The Labour Party lacks institutional depth. Like the other opposition parties, the Labour Party has gone rudderless and directionless to the point that its Presidential Candidates in the last election has cross carpeted to another party taking along with him the colour and glamour that made it the third most favoured party in Nigeria in 2023.
The ADC was until few months ago, a party that Nigerians did not recognize beyond its registration with INEC. Unfortunately it became a safe haven for disgruntled and over ambitious politicians who seem to be more interested in occupying offices and positions rather than serve the people of our land. As at the last count, media reports show that there are over thirteen court litigation pending in court. All these emanating from within its rank and file. The truth is that any follower of the party’s working process will know that unless individual ambition are suppressed for collective national interest, the battle within the party is yet to begin. This is because, written all over the face of ADC are obvious strategic incoherence while ambition among leading figures in the party illustrates non-cooperative equilibrium.
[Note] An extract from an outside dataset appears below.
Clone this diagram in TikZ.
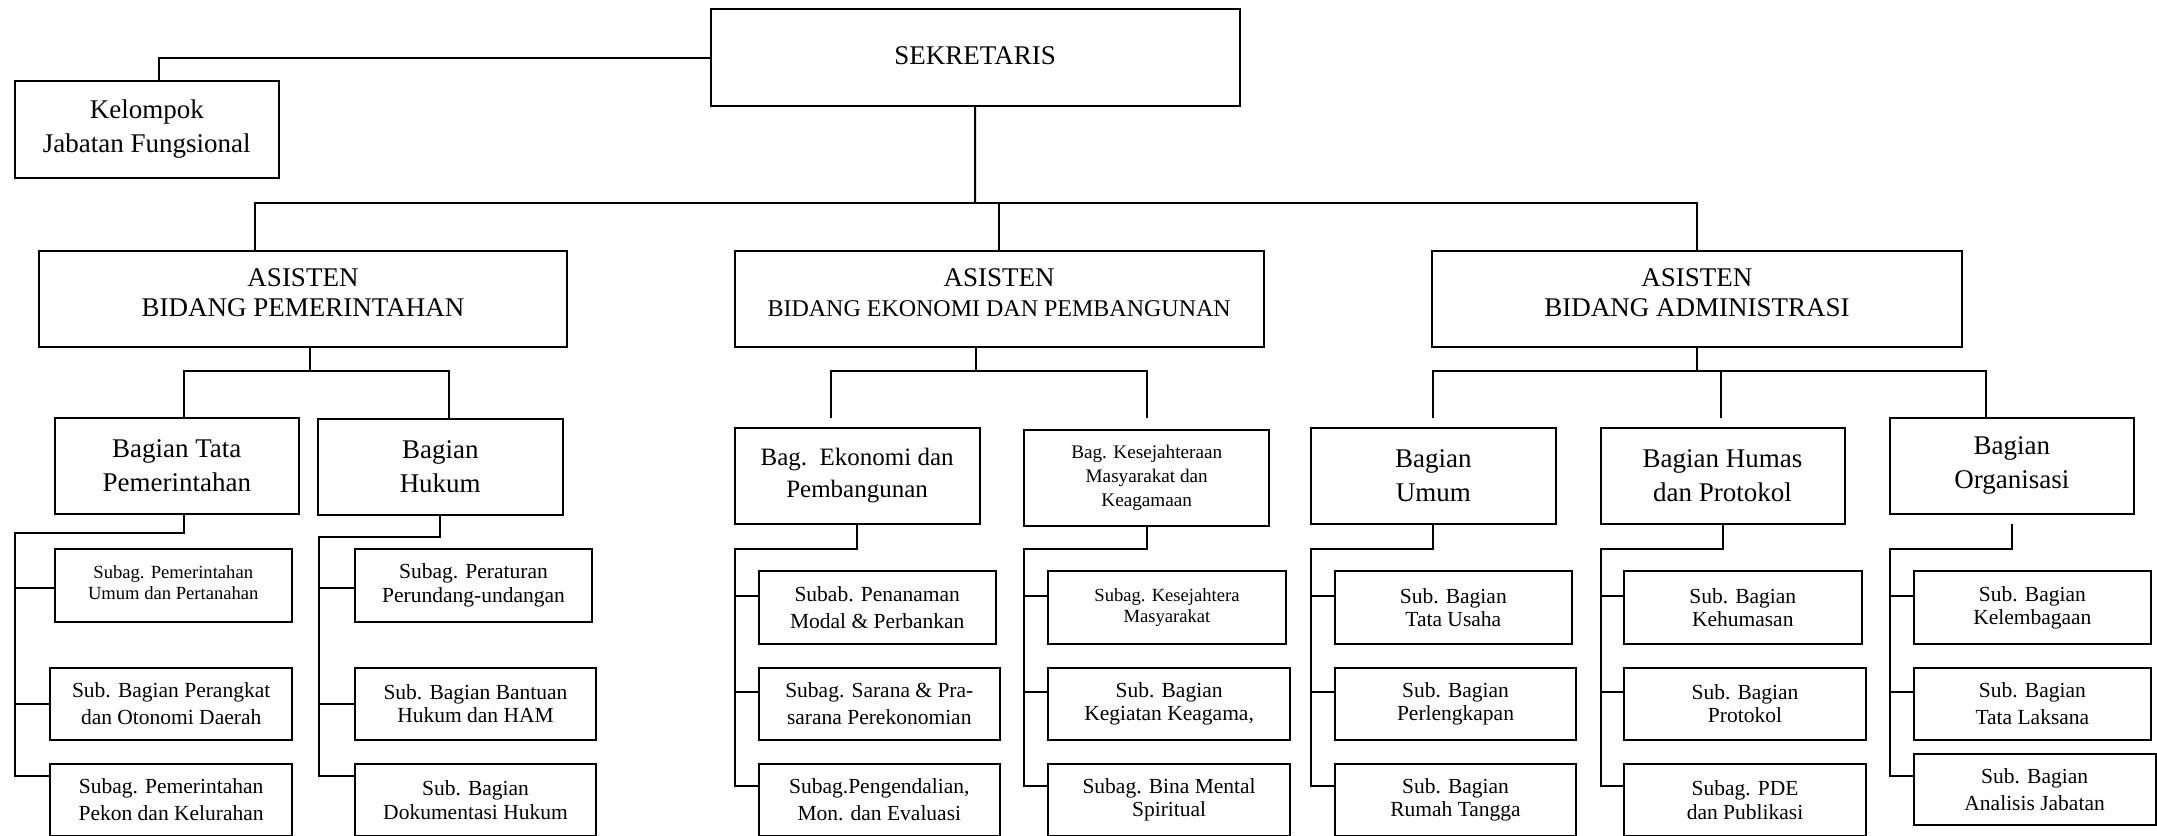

Former Vice-President Atiku Abubakar is insisting on his candidacy without coalition consolidation. This is understandable because he led the pack to the “new” party and feels therefore that he should legitimately represent it in the 2027 election . Although, Peter Obi is able to mobilized new voters but his mistake is that he joined a fragmented opposition. Pundits may find it a bit hectic to assess the strength of Rotimi Amaechi with his elite competition dynamics and Rabiu Kwankwaso and his regional strategic move over national coalition. Although, it is clear that this duo do not possess the political acceptance of Atiku and Obi.
In brevity, these opposition parties are bedeviled by a lot of internal contradictions such as leadership struggles, self, rather than party interest, ideological inconsistency, weak party discipline and personalization of politics with each actor maximizing personal payoff, to the detriment of collective success. Heaping the blame of failure on the ruling party, the judiciary and the electoral umpire may achieve temporal success that will resonate only with those who are equally naive but the truth is that if the opposition continues with its planlessness, the ruling party would have a walk over in 2027.
The Nigerian opposition’s repeated failure reflects a breakdown in strategic reasoning. Game theory highlights the necessity of coalition-building, credible commitment, and coordinated action. Without these, opposition parties will continue to lose not because the game is rigged, but because they are playing it poorly.
•Rasheed Ojikutu is Professor of Statistics (rtd), University of Lagos.